Here's the details from: http://www.jewfaq.org/havdalahref.htm#Spices:
Another helpful website: http://www.chabad.org/library/howto/wizard_cdo/aid/256963/jewish/1-What-is-Havdalah.htm

Havdalah Home Ritual

Please note that this page contain the name of God.
If you print it out, please treat it with appropriate respect.
If you do not have experience reading transliteration
please see the Guide to Transliteration.
The Havdalah service marks the end of Shabbat. It should be performed no earlier than nightfall on Saturday night.
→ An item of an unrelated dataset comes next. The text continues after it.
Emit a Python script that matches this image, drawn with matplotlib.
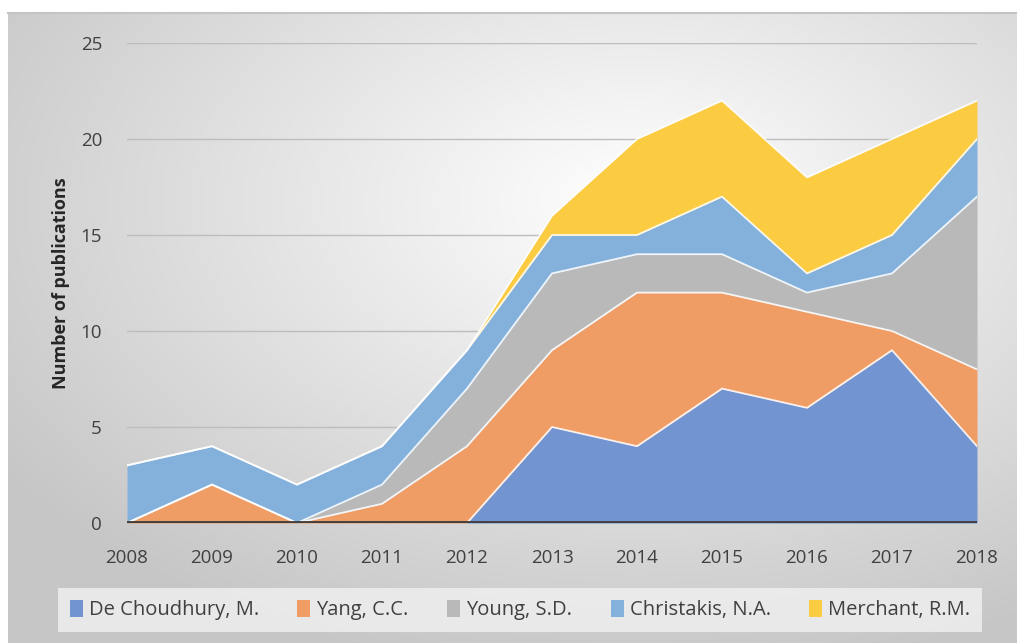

Nightfall is the time when three stars can be seen in the sky. It is normally about 45 minutes to an hour after sundown, depending on your latitude. For the precise time when Shabbat ends in your area, consult the list of candle lighting times provided by the Orthodox Union.
You will need three things for this ritual: a glass of wine or other liquid, some fragrant spices, and a special Havdalah candle.

P'ri Hagafen: Wine

The first of the four havdalah blessings is made over wine or another liquid. If wine or grape juice is not used, you should substitute shehakol nih'yeh bid'varo (by whose will all things come to be) for borei p'ri hagafen (who creates the fruit of the vine).
Barukh atah Adonai, Eloheinu, melekh ha'olam
Blessed are you, Lord, our God, sovereign of the universe
(if using wine or grape juice) Hebrew
borei p'ri hagafen (Amein)
Who creates the fruit of the vine (Amen)
(if using other liquids)
shehakol nih'yeh bid'varo (Amein)
Who made all things exist through His word (Amen)

B'samim: Spices

The second blessing is recited over fragrant spices. The spices represent a compensation for the loss of the special sabbath spirit. The spices commonly used are cloves, cinnamon or bay leaves. They are commonly kept in a special decorated holder called a b'samim box.
Barukh atah Adonai, Eloheinu, melekh ha'olam
Blessed are you, Lord, our God, sovereign of the universe,
borei minei v'samim (Amein)
Who creates varieties of spices (Amen)

Eish: Fire

The third blessing is recited over the special, multi-wicked Havdalah candle. Havdalah candles can be obtained from Jewish gift stores. If you cannot obtain a Havdalah candle, you can hold two candles close together, so their flames overlap. I have also used party candles (long, very thin candles) that I warmed up and twisted together.
Lighting a flame is a vivid way of marking the distinction between the sabbath and the weekday, because we cannot kindle a flame on the sabbath.
After the blessing is recited, hold your hands up to the flame with curved fingers, so you can see the shadow of your fingers on your palms. This is done because it would be improper to recite a blessing for something and then not use the thing.
Barukh atah Adonai, Eloheinu, melekh ha'olam
Blessed are you, Lord, our God, sovereign of the universe
borei m'orei ha'eish (Amein)
Who creates the light of the fire (Amen)

Havdalah: Separation

The final blessing is the havdalah blessing itself, the blessing over the separation of different things. The blessing is recited over the wine. After the blessing is complete, drink the wine. A few drops of wine are used to extinguish the flame from the candle.
Barukh atah Adonai, Eloheinu, melekh ha'olam
Blessed are you, Lord, our God, sovereign of the universe
hamav'dil bein kodesh l'chol
Who separates between sacred and secular
bein or l'choshekh bein Yis'ra'eil la'amim
between light and darkness, between Israel and the nations
bein yom hash'vi'i l'sheishet y'mei hama'aseh
between the seventh day and the six days of labor
Barukh atah Adonai
Blessed are You, Lord
hamav'dil bein kodesh l'chol (Amein).